Abstract: Four authors of the Stern Review on the Economics of Climate Change, and Dennis Anderson who provided advice and background papers for the Review, make a final rejoinder on the debate about the Review that has occupied recent issues of this journal. They respond to comments in the present issue by Carter et al., by Henderson, and by Tol and Yohe. Carter et al. continue to argue against a growing body of scientific evidence and a growing consensus on that same evidence. The source of their critique is, first, a distinctly partisan, and increasingly untenable, position on the broad range of available scientific evidence and, second, a mistrust of the international consensus-building exercise centred on the Intergovernmental Panel on Climate Change. Henderson is also largely preoccupied with the latter, procedural issues. Tol and Yohe focus on economic arguments. Their critique is rather narrower in focus and concerns the way in which abatement costs were calculated in the supporting work carried out by Dennis Anderson. It rests on basic confusions and misconceptions, many of which were explained in previous contributions. However, readers of World Economics might be more interested in a broader reflection: how would the Stern team, following the debate of the last eight months, assess the approach, policies and arguments set out in the Review? Their view is that their analyses and policy proposals, and the arguments in support, are sound and have stood up well to scrutiny.
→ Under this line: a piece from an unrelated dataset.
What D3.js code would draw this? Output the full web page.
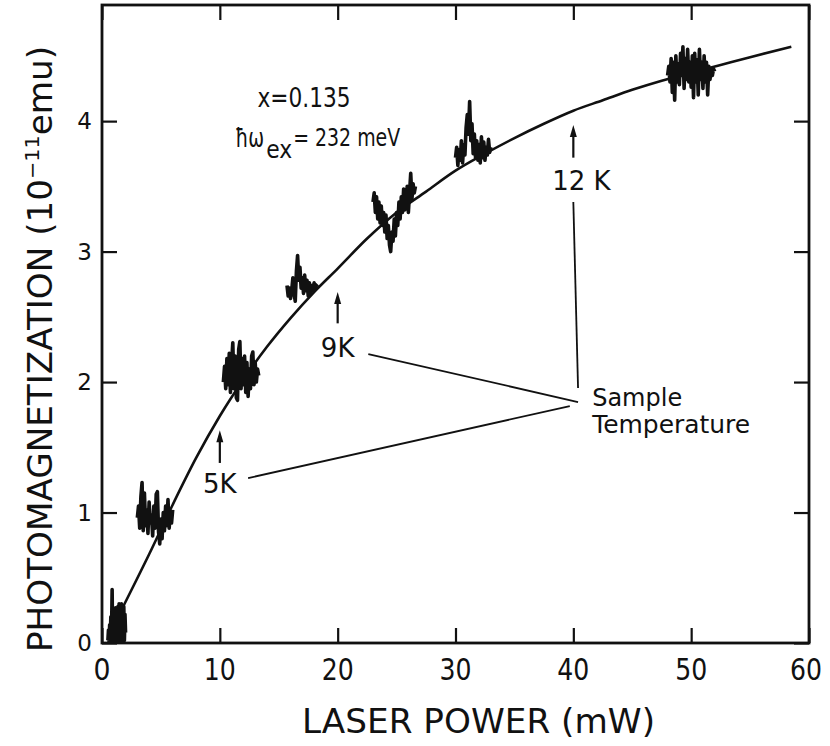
<!DOCTYPE html>
<html>
<head>
<meta charset="utf-8">
<script src="https://cdn.jsdelivr.net/npm/d3@7"></script>
<style>
    body { margin: 0; background: #fff; }
    text { font-family: "DejaVu Sans", sans-serif; fill: #111; }
</style>
</head>
<body>
<script>

    // axis ticks
    var xTicks = [0, 10, 20, 30, 40, 50, 60];
    var yTicks = [0, 1, 2, 3, 4];

    // smooth fitted curve (laser power mW, photomagnetization 1e-11 emu)
    var curveX = [1.8, 4, 6, 8, 10, 12, 14, 16, 18, 20, 22.5, 25, 27.5, 30, 32.5, 35, 37.5, 40, 42.5, 45, 47.5, 50, 52.5, 55, 58.5];
    var curveY = [0.28, 0.68, 1.06, 1.42, 1.74, 2.02, 2.27, 2.49, 2.69, 2.87, 3.10, 3.30, 3.46, 3.62, 3.75, 3.87, 3.98, 4.08, 4.16, 4.24, 4.31, 4.37, 4.43, 4.49, 4.57];

    // noisy measured traces, one per laser power
    var trace1X = [0.5, 0.55, 0.6, 0.65, 0.7, 0.75, 0.8, 0.86, 0.9, 0.95, 1.0, 1.05, 1.1, 1.15, 1.2, 1.25, 1.3, 1.35, 1.4, 1.45, 1.5, 1.55, 1.6, 1.65, 1.7, 1.75, 1.8, 1.85, 1.9, 1.95, 2.0];
    var trace1Y = [0.02, 0.1, 0.01, 0.14, 0.03, 0.2, 0.02, 0.41, 0.04, 0.22, 0.02, 0.24, 0.01, 0.27, 0.03, 0.25, 0.02, 0.28, 0.01, 0.3, 0.03, 0.27, 0.02, 0.3, 0.01, 0.26, 0.03, 0.28, 0.02, 0.22, 0.08];

    var trace2X = [3.0, 3.1, 3.2, 3.3, 3.4, 3.5, 3.6, 3.7, 3.8, 3.9, 4.0, 4.1, 4.2, 4.3, 4.4, 4.5, 4.6, 4.7, 4.8, 4.9, 5.0, 5.1, 5.2, 5.3, 5.4, 5.5, 5.6, 5.7, 5.8, 5.9, 6.0];
    var trace2Y = [0.96, 1.05, 0.88, 1.12, 1.23, 0.86, 1.15, 0.9, 1.02, 0.84, 1.08, 0.92, 0.98, 0.82, 1.05, 0.88, 1.14, 1.16, 0.85, 0.76, 0.95, 0.8, 1.0, 0.86, 1.05, 0.9, 1.1, 0.88, 1.0, 0.92, 1.02];

    var trace3X = [10.3, 10.4, 10.5, 10.6, 10.7, 10.8, 10.9, 11.0, 11.1, 11.2, 11.3, 11.4, 11.5, 11.6, 11.7, 11.8, 11.9, 12.0, 12.1, 12.2, 12.3, 12.4, 12.5, 12.6, 12.7, 12.8, 12.9, 13.0, 13.1, 13.2, 13.3];
    var trace3Y = [2.0, 2.12, 1.95, 2.18, 1.98, 2.22, 1.92, 2.15, 2.3, 1.95, 2.2, 1.88, 1.86, 2.25, 2.31, 1.95, 2.18, 1.98, 2.2, 1.92, 2.15, 1.89, 2.1, 1.95, 2.2, 2.23, 1.98, 2.15, 2.0, 2.1, 2.05];

    var trace4X = [15.7, 15.8, 15.9, 16.0, 16.1, 16.2, 16.3, 16.4, 16.5, 16.6, 16.7, 16.8, 16.9, 17.0, 17.1, 17.2, 17.3, 17.4, 17.5, 17.6, 17.7, 17.8, 17.9, 18.0, 18.1, 18.2, 18.3];
    var trace4Y = [2.74, 2.66, 2.72, 2.64, 2.7, 2.8, 2.68, 2.62, 2.85, 2.97, 2.78, 2.88, 2.72, 2.8, 2.68, 2.82, 2.7, 2.78, 2.66, 2.76, 2.68, 2.74, 2.7, 2.76, 2.72, 2.74, 2.75];

    var trace5X = [23.0, 23.1, 23.2, 23.3, 23.4, 23.5, 23.6, 23.7, 23.8, 23.9, 24.0, 24.1, 24.2, 24.3, 24.4, 24.5, 24.6, 24.7, 24.8, 24.9, 25.0, 25.1, 25.2, 25.3, 25.4, 25.5, 25.6, 25.7, 25.8, 25.9, 26.0, 26.1, 26.2, 26.3, 26.4, 26.5, 26.6];
    var trace5Y = [3.38, 3.45, 3.3, 3.42, 3.25, 3.38, 3.22, 3.35, 3.2, 3.3, 3.15, 3.28, 3.1, 3.2, 3.05, 3.0, 3.15, 3.08, 3.25, 3.12, 3.3, 3.2, 3.38, 3.25, 3.42, 3.3, 3.48, 3.32, 3.35, 3.5, 3.3, 3.45, 3.6, 3.4, 3.52, 3.45, 3.5];

    var trace6X = [30.0, 30.1, 30.2, 30.3, 30.4, 30.5, 30.6, 30.7, 30.8, 30.9, 31.0, 31.1, 31.2, 31.3, 31.4, 31.5, 31.6, 31.7, 31.8, 31.9, 32.0, 32.1, 32.2, 32.3, 32.4, 32.5, 32.6, 32.7, 32.8, 32.9, 33.0];
    var trace6Y = [3.72, 3.8, 3.66, 3.78, 3.7, 3.85, 3.68, 3.82, 3.74, 3.95, 4.05, 3.9, 4.15, 3.85, 3.98, 3.75, 3.9, 3.72, 3.85, 3.7, 3.82, 3.68, 3.88, 3.72, 3.84, 3.7, 3.8, 3.74, 3.86, 3.76, 3.8];

    var trace7X = [48.0, 48.1, 48.2, 48.3, 48.4, 48.5, 48.6, 48.7, 48.8, 48.9, 49.0, 49.1, 49.2, 49.3, 49.4, 49.5, 49.6, 49.7, 49.8, 49.9, 50.0, 50.1, 50.2, 50.3, 50.4, 50.5, 50.6, 50.7, 50.8, 50.9, 51.0, 51.1, 51.2, 51.3, 51.4, 51.5, 51.6, 51.7, 51.8, 51.9, 52.0];
    var trace7Y = [4.35, 4.42, 4.3, 4.48, 4.22, 4.45, 4.16, 4.5, 4.3, 4.44, 4.28, 4.52, 4.35, 4.57, 4.25, 4.48, 4.32, 4.55, 4.3, 4.45, 4.26, 4.5, 4.18, 4.52, 4.3, 4.47, 4.2, 4.55, 4.32, 4.45, 4.25, 4.5, 4.3, 4.45, 4.2, 4.42, 4.32, 4.4, 4.35, 4.4, 4.38];

    // sample temperature markers
    var tempLabels = ["5K", "9K", "12 K"];
    var tempPower = [10, 20, 40];
    var arrowTail = [1.38, 2.45, 3.72];
    var arrowTip = [1.63, 2.69, 3.97];

    var margin = {top: 5, left: 102, right: 21, bottom: 103},
        width = 830 - margin.left - margin.right,
        height = 746 - margin.top - margin.bottom;

    var svg = d3.select("body").append("svg")
        .attr("width", 830)
        .attr("height", 746);

    var g = svg.append("g")
        .attr("transform", "translate(" + margin.left + "," + margin.top + ")");

    var x = d3.scaleLinear().domain([0, 60]).range([0, width]);
    var y = d3.scaleLinear().domain([0, 4.89]).range([height, 0]);

    var tickLen = 15;

    // inward ticks on all four sides
    g.append("g")
        .attr("transform", "translate(0," + height + ")")
        .call(d3.axisTop(x).tickValues(xTicks).tickSize(tickLen).tickSizeOuter(0).tickFormat(""));
    g.append("g")
        .call(d3.axisBottom(x).tickValues(xTicks).tickSize(tickLen).tickSizeOuter(0).tickFormat(""));
    g.append("g")
        .call(d3.axisRight(y).tickValues(yTicks).tickSize(tickLen).tickSizeOuter(0).tickFormat(""));
    g.append("g")
        .attr("transform", "translate(" + width + ",0)")
        .call(d3.axisLeft(y).tickValues(yTicks).tickSize(tickLen).tickSizeOuter(0).tickFormat(""));

    g.selectAll(".domain").remove();
    g.selectAll(".tick line").attr("stroke", "#111").attr("stroke-width", 2.2);

    g.append("rect")
        .attr("width", width)
        .attr("height", height)
        .attr("fill", "none")
        .attr("stroke", "#111")
        .attr("stroke-width", 2.8);

    // tick labels
    g.selectAll(".xlab")
        .data(xTicks)
        .enter().append("text")
        .attr("x", function (d) { return x(d) - (d === 60 ? 3 : 0); })
        .attr("y", height + 37)
        .attr("text-anchor", "middle")
        .attr("font-size", "31px")
        .attr("textLength", function (d) { return d === 0 ? 17 : 32; })
        .attr("lengthAdjust", "spacingAndGlyphs")
        .text(function (d) { return d; });

    g.selectAll(".ylab")
        .data(yTicks)
        .enter().append("text")
        .attr("x", -10)
        .attr("y", function (d) { return y(d) + 8; })
        .attr("text-anchor", "end")
        .attr("font-size", "23px")
        .text(function (d) { return d; });

    // axis titles
    svg.append("text")
        .attr("x", 302)
        .attr("y", 733)
        .attr("font-size", "33px")
        .attr("textLength", 353)
        .attr("lengthAdjust", "spacingAndGlyphs")
        .text("LASER POWER (mW)");

    var ytitle = svg.append("text")
        .attr("transform", "translate(52,652) rotate(-90)")
        .attr("font-size", "33px")
        .attr("textLength", 606)
        .attr("lengthAdjust", "spacingAndGlyphs");
    ytitle.append("tspan").text("PHOTOMAGNETIZATION (10");
    ytitle.append("tspan").attr("dy", -13).attr("font-size", "20px").text("−11");
    ytitle.append("tspan").attr("dy", 13).text("emu)");

    // fitted curve
    var line = d3.line()
        .x(function (d) { return x(d[0]); })
        .y(function (d) { return y(d[1]); })
        .curve(d3.curveMonotoneX);

    g.append("path")
        .datum(d3.zip(curveX, curveY))
        .attr("fill", "none")
        .attr("stroke", "#111")
        .attr("stroke-width", 2.6)
        .attr("d", line);

    // noisy traces
    var traces = [
        [trace1X, trace1Y], [trace2X, trace2Y], [trace3X, trace3Y], [trace4X, trace4Y],
        [trace5X, trace5Y], [trace6X, trace6Y], [trace7X, trace7Y]
    ];
    var rawLine = d3.line()
        .x(function (d) { return x(d[0]); })
        .y(function (d) { return y(d[1]); });

    g.selectAll(".trace")
        .data(traces)
        .enter().append("path")
        .attr("class", "trace")
        .attr("fill", "none")
        .attr("stroke", "#111")
        .attr("stroke-width", 3.6)
        .attr("stroke-linejoin", "round")
        .attr("d", function (d) { return rawLine(d3.zip(d[0], d[1])); });

    // temperature arrows
    tempPower.forEach(function (p, i) {
        var xp = x(p), y0 = y(arrowTail[i]), y1 = y(arrowTip[i]);
        g.append("line")
            .attr("x1", xp).attr("x2", xp)
            .attr("y1", y0).attr("y2", y1 + 8)
            .attr("stroke", "#111").attr("stroke-width", 2.2);
        g.append("path")
            .attr("d", "M" + xp + "," + y1 + "L" + (xp - 3.5) + "," + (y1 + 12) + "L" + (xp + 3.5) + "," + (y1 + 12) + "Z")
            .attr("fill", "#111");
    });

    var labelY = [1.15, 2.19, 3.47];
    g.selectAll(".tlab")
        .data(tempLabels)
        .enter().append("text")
        .attr("x", function (d, i) { return x(tempPower[i]) + (i === 2 ? 8 : 0); })
        .attr("y", function (d, i) { return y(labelY[i]); })
        .attr("text-anchor", "middle")
        .attr("font-size", "26px")
        .text(function (d) { return d; });

    // leader lines to "Sample Temperature"
    var leaders = [
        [[12.4, 1.264], [39.7, 1.816]],
        [[22.6, 2.215], [40.4, 1.847]],
        [[40.0, 3.38], [40.4, 1.954]]
    ];
    g.selectAll(".leader")
        .data(leaders)
        .enter().append("line")
        .attr("x1", function (d) { return x(d[0][0]); })
        .attr("y1", function (d) { return y(d[0][1]); })
        .attr("x2", function (d) { return x(d[1][0]); })
        .attr("y2", function (d) { return y(d[1][1]); })
        .attr("stroke", "#111")
        .attr("stroke-width", 1.8);

    g.append("text")
        .attr("x", x(41.6)).attr("y", y(1.82))
        .attr("font-size", "25px")
        .attr("textLength", 90)
        .attr("lengthAdjust", "spacingAndGlyphs")
        .text("Sample");
    g.append("text")
        .attr("x", x(41.6)).attr("y", y(1.61))
        .attr("font-size", "25px")
        .attr("textLength", 158)
        .attr("lengthAdjust", "spacingAndGlyphs")
        .text("Temperature");

    // sample parameters
    g.append("text")
        .attr("x", x(13.2)).attr("y", y(4.11))
        .attr("font-size", "27px")
        .attr("textLength", 93)
        .attr("lengthAdjust", "spacingAndGlyphs")
        .text("x=0.135");

    var hx = x(11.3), hy = y(3.80);
    g.append("text")
        .attr("x", hx).attr("y", hy)
        .attr("font-size", "27px")
        .attr("textLength", 29)
        .attr("lengthAdjust", "spacingAndGlyphs")
        .text("ħω");
    g.append("text")
        .attr("x", hx + 31).attr("y", hy + 11)
        .attr("font-size", "25px")
        .attr("textLength", 26)
        .attr("lengthAdjust", "spacingAndGlyphs")
        .text("ex");
    g.append("text")
        .attr("x", hx + 58).attr("y", hy - 1)
        .attr("font-size", "25px")
        .attr("textLength", 107)
        .attr("lengthAdjust", "spacingAndGlyphs")
        .text("= 232 meV");

</script>
</body>
</html>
In other words, they were right and for the right reasons. Central to many critiques of the Review is a fundamental misunderstanding of the role of formal, highly aggregated economic modelling. Nevertheless, the Stern team have argued strongly and in their view convincingly that, even within the confines of formal economic modelling, the concerns raised by a small group of commentators do not overturn their basic conclusion that the cost of action is much less than the cost of inaction. The critics here fall short by failing to simultaneously afford the necessary importance to issues of risk and ethics.